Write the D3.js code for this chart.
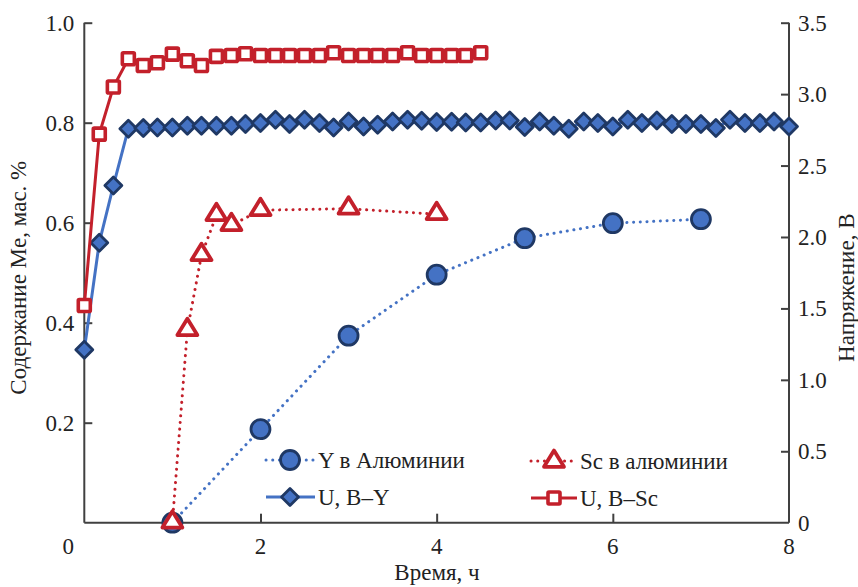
<!DOCTYPE html>
<html><head><meta charset="utf-8">
<script src="https://cdn.jsdelivr.net/npm/d3@7/dist/d3.min.js"></script>
<style>body{margin:0;background:#fff}svg{display:block}</style>
</head><body><svg id="c" width="858" height="587" font-family="'Liberation Serif', 'DejaVu Serif', serif"></svg>
<script>
// ---- data ----
const timeUY = [0,0.17,0.33,0.5,0.67,0.83,1,1.17,1.33,1.5,1.67,1.83,2,2.17,2.33,2.5,2.67,2.83,3,3.17,3.33,3.5,3.67,3.83,4,4.17,4.33,4.5,4.67,4.83,5,5.17,5.33,5.5,5.67,5.83,6,6.17,6.33,6.5,6.67,6.83,7,7.17,7.33,7.5,7.67,7.83,8];
const voltUY = [1.21,1.96,2.36,2.758,2.763,2.767,2.767,2.779,2.779,2.779,2.779,2.791,2.798,2.821,2.791,2.821,2.798,2.767,2.809,2.774,2.786,2.809,2.821,2.814,2.805,2.807,2.802,2.802,2.816,2.816,2.770,2.809,2.779,2.758,2.809,2.798,2.774,2.821,2.798,2.816,2.791,2.791,2.791,2.763,2.821,2.798,2.798,2.809,2.774];
const timeUSc = [0,0.17,0.33,0.5,0.67,0.83,1,1.17,1.33,1.5,1.67,1.83,2,2.17,2.33,2.5,2.67,2.83,3,3.17,3.33,3.5,3.67,3.83,4,4.17,4.33,4.5];
const voltUSc = [1.52,2.72,3.05,3.248,3.20,3.22,3.28,3.234,3.20,3.264,3.27,3.283,3.27,3.27,3.27,3.27,3.27,3.29,3.27,3.27,3.27,3.27,3.29,3.27,3.27,3.27,3.27,3.29];
const timeY = [1,2,3,4,5,6,7];
const contY = [0,0.187,0.374,0.496,0.569,0.599,0.607];
const timeSc = [1,1.17,1.33,1.5,1.67,2,3,4];
const contSc = [0,0.385,0.535,0.615,0.595,0.625,0.628,0.617];
const xTicks = [2,4,6,8];
const leftTicks = [0.2,0.4,0.6,0.8,1.0];
const rightTicks = [0,0.5,1.0,1.5,2.0,2.5,3.0,3.5];
const legendLabels = ["Y в Алюминии","Sc в алюминии","U, B\u2013Y","U, B\u2013Sc"];
const xTitle = "Время, ч", yLeftTitle = "Содержание Me, мас. %", yRightTitle = "Напряжение, В";

// ---- layout ----
const L = 84.3, R = 789, T = 22.7, B = 522.7;
const RED = "#C3202B", BLUE = "#4472C4", NAVY = "#1F3864", AX = "#404040", TXT = "#222";
const svg = d3.select("#c");
const x = d3.scaleLinear().domain([0,8]).range([L,R]);
const yL = d3.scaleLinear().domain([0,1]).range([B,T]);
const yR = d3.scaleLinear().domain([0,3.5]).range([B,T]);
const FS = 23;

// axes
const axL = svg.append("g").attr("transform",`translate(${L},0)`)
  .call(d3.axisRight(yL).tickValues(leftTicks).tickSize(8).tickFormat(""));
const axR = svg.append("g").attr("transform",`translate(${R},0)`)
  .call(d3.axisLeft(yR).tickValues(rightTicks.slice(1)).tickSize(8).tickFormat(""));
const axB = svg.append("g").attr("transform",`translate(0,${B})`)
  .call(d3.axisTop(x).tickValues(xTicks.slice(0,3)).tickSize(9).tickFormat(""));
[axL,axR,axB].forEach(g=>{g.selectAll("path,line").attr("stroke",AX).attr("stroke-width",2);});
axL.select(".domain").attr("d",`M0,${T}V${B}`);
axR.select(".domain").attr("d",`M0,${T}V${B}`);
axB.select(".domain").attr("d",`M${L},0H${R}`);

function txt(sel){return sel.attr("font-size",FS).attr("fill",TXT).attr("font-family","'Liberation Serif', 'DejaVu Serif', serif");}

// tick labels
txt(svg.append("g").selectAll("text").data(leftTicks).join("text")
  .attr("x",L-10).attr("y",d=>yL(d)+8).attr("text-anchor","end"))
  .text(d=>d3.format(".1f")(d));
txt(svg.append("g").selectAll("text").data(rightTicks).join("text")
  .attr("x",R+9).attr("y",d=>yR(d)+8).attr("text-anchor","start"))
  .text(d=>d===0?"0":d3.format(".1f")(d));
txt(svg.append("g").selectAll("text").data(xTicks).join("text")
  .attr("x",d=>x(d)).attr("y",B+31).attr("text-anchor","middle"))
  .text(d=>d);
txt(svg.append("text").attr("x",x(0)-16).attr("y",B+31).attr("text-anchor","middle")).text("0");

// titles
txt(svg.append("text").attr("x",437).attr("y",580).attr("text-anchor","middle")).text(xTitle);
txt(svg.append("text").attr("transform",`translate(26,${(T+B)/2+5}) rotate(-90)`).attr("text-anchor","middle")).text(yLeftTitle);
txt(svg.append("text").attr("transform",`translate(854,${(T+B)/2+15}) rotate(-90)`).attr("text-anchor","middle")).text(yRightTitle);

// marker helpers
function circle(g,cx,cy){g.append("circle").attr("cx",cx).attr("cy",cy).attr("r",9.5).attr("fill",BLUE).attr("stroke",NAVY).attr("stroke-width",2.8);}
function tri(g,cx,cy){const s=9.5;g.append("path").attr("d",`M${cx},${cy-s}L${cx+s*1.05},${cy+s*0.72}L${cx-s*1.05},${cy+s*0.72}Z`).attr("fill","#fff").attr("stroke",RED).attr("stroke-width",3.8).attr("stroke-linejoin","round");}
function diamond(g,cx,cy){const s=8.5;g.append("path").attr("d",`M${cx},${cy-s}L${cx+s},${cy}L${cx},${cy+s}L${cx-s},${cy}Z`).attr("fill",BLUE).attr("stroke",NAVY).attr("stroke-width",2.8).attr("stroke-linejoin","round");}
function square(g,cx,cy){const s=6;g.append("rect").attr("x",cx-s).attr("y",cy-s).attr("width",2*s).attr("height",2*s).attr("rx",1).attr("fill","#fff").attr("stroke",RED).attr("stroke-width",3.6);}

const dotted = "0.1 6.6";
// Y content
const gY = svg.append("g");
gY.append("path").attr("d",d3.line().x((d,i)=>x(timeY[i])).y(d=>yL(d))(contY))
  .attr("fill","none").attr("stroke",BLUE).attr("stroke-width",3).attr("stroke-linecap","round").attr("stroke-dasharray",dotted);
contY.forEach((v,i)=>circle(gY,x(timeY[i]),yL(v)));
// Sc content
const gS = svg.append("g");
gS.append("path").attr("d",d3.line().x((d,i)=>x(timeSc[i])).y(d=>yL(d))(contSc))
  .attr("fill","none").attr("stroke",RED).attr("stroke-width",3).attr("stroke-linecap","round").attr("stroke-dasharray",dotted);
contSc.forEach((v,i)=>tri(gS,x(timeSc[i]),yL(v)-2));
// U B-Y
const gU = svg.append("g");
gU.append("path").attr("d",d3.line().x((d,i)=>x(timeUY[i])).y(d=>yR(d))(voltUY))
  .attr("fill","none").attr("stroke",BLUE).attr("stroke-width",3);
voltUY.forEach((v,i)=>diamond(gU,x(timeUY[i]),yR(v)));
// U B-Sc
const gV = svg.append("g");
gV.append("path").attr("d",d3.line().x((d,i)=>x(timeUSc[i])).y(d=>yR(d))(voltUSc))
  .attr("fill","none").attr("stroke",RED).attr("stroke-width",3);
voltUSc.forEach((v,i)=>square(gV,x(timeUSc[i]),yR(v)));

// legend
const lg = svg.append("g");
const items = [
  {lx:266,cx:290,tx:318,y:460,col:BLUE,dash:dotted,m:circle,label:legendLabels[0]},
  {lx:531,cx:554,tx:580,y:461,col:RED,dash:dotted,m:tri,label:legendLabels[1]},
  {lx:266,cx:290,tx:318,y:497,col:BLUE,dash:null,m:diamond,label:legendLabels[2]},
  {lx:531,cx:554,tx:580,y:498,col:RED,dash:null,m:square,label:legendLabels[3]}
];
items.forEach(it=>{
  const ln = lg.append("line").attr("x1",it.lx).attr("x2",it.tx-3).attr("y1",it.y).attr("y2",it.y)
    .attr("stroke",it.col).attr("stroke-width",3);
  if(it.dash) ln.attr("stroke-dasharray",it.dash).attr("stroke-linecap","round");
  it.m(lg,it.cx,it.m===tri?it.y-1:it.y);
  txt(lg.append("text").attr("x",it.tx).attr("y",it.y+8)).text(it.label);
});
</script></body></html>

::::

Take the material above from its first line through the line holding "const FS = 23;" and set it down exactly, without the pictures.

Write the D3.js code for this chart.
<!DOCTYPE html>
<html><head><meta charset="utf-8">
<script src="https://cdn.jsdelivr.net/npm/d3@7/dist/d3.min.js"></script>
<style>body{margin:0;background:#fff}svg{display:block}</style>
</head><body><svg id="c" width="858" height="587" font-family="'Liberation Serif', 'DejaVu Serif', serif"></svg>
<script>
// ---- data ----
const timeUY = [0,0.17,0.33,0.5,0.67,0.83,1,1.17,1.33,1.5,1.67,1.83,2,2.17,2.33,2.5,2.67,2.83,3,3.17,3.33,3.5,3.67,3.83,4,4.17,4.33,4.5,4.67,4.83,5,5.17,5.33,5.5,5.67,5.83,6,6.17,6.33,6.5,6.67,6.83,7,7.17,7.33,7.5,7.67,7.83,8];
const voltUY = [1.21,1.96,2.36,2.758,2.763,2.767,2.767,2.779,2.779,2.779,2.779,2.791,2.798,2.821,2.791,2.821,2.798,2.767,2.809,2.774,2.786,2.809,2.821,2.814,2.805,2.807,2.802,2.802,2.816,2.816,2.770,2.809,2.779,2.758,2.809,2.798,2.774,2.821,2.798,2.816,2.791,2.791,2.791,2.763,2.821,2.798,2.798,2.809,2.774];
const timeUSc = [0,0.17,0.33,0.5,0.67,0.83,1,1.17,1.33,1.5,1.67,1.83,2,2.17,2.33,2.5,2.67,2.83,3,3.17,3.33,3.5,3.67,3.83,4,4.17,4.33,4.5];
const voltUSc = [1.52,2.72,3.05,3.248,3.20,3.22,3.28,3.234,3.20,3.264,3.27,3.283,3.27,3.27,3.27,3.27,3.27,3.29,3.27,3.27,3.27,3.27,3.29,3.27,3.27,3.27,3.27,3.29];
const timeY = [1,2,3,4,5,6,7];
const contY = [0,0.187,0.374,0.496,0.569,0.599,0.607];
const timeSc = [1,1.17,1.33,1.5,1.67,2,3,4];
const contSc = [0,0.385,0.535,0.615,0.595,0.625,0.628,0.617];
const xTicks = [2,4,6,8];
const leftTicks = [0.2,0.4,0.6,0.8,1.0];
const rightTicks = [0,0.5,1.0,1.5,2.0,2.5,3.0,3.5];
const legendLabels = ["Y в Алюминии","Sc в алюминии","U, B\u2013Y","U, B\u2013Sc"];
const xTitle = "Время, ч", yLeftTitle = "Содержание Me, мас. %", yRightTitle = "Напряжение, В";

// ---- layout ----
const L = 84.3, R = 789, T = 22.7, B = 522.7;
const RED = "#C3202B", BLUE = "#4472C4", NAVY = "#1F3864", AX = "#404040", TXT = "#222";
const svg = d3.select("#c");
const x = d3.scaleLinear().domain([0,8]).range([L,R]);
const yL = d3.scaleLinear().domain([0,1]).range([B,T]);
const yR = d3.scaleLinear().domain([0,3.5]).range([B,T]);
const FS = 23;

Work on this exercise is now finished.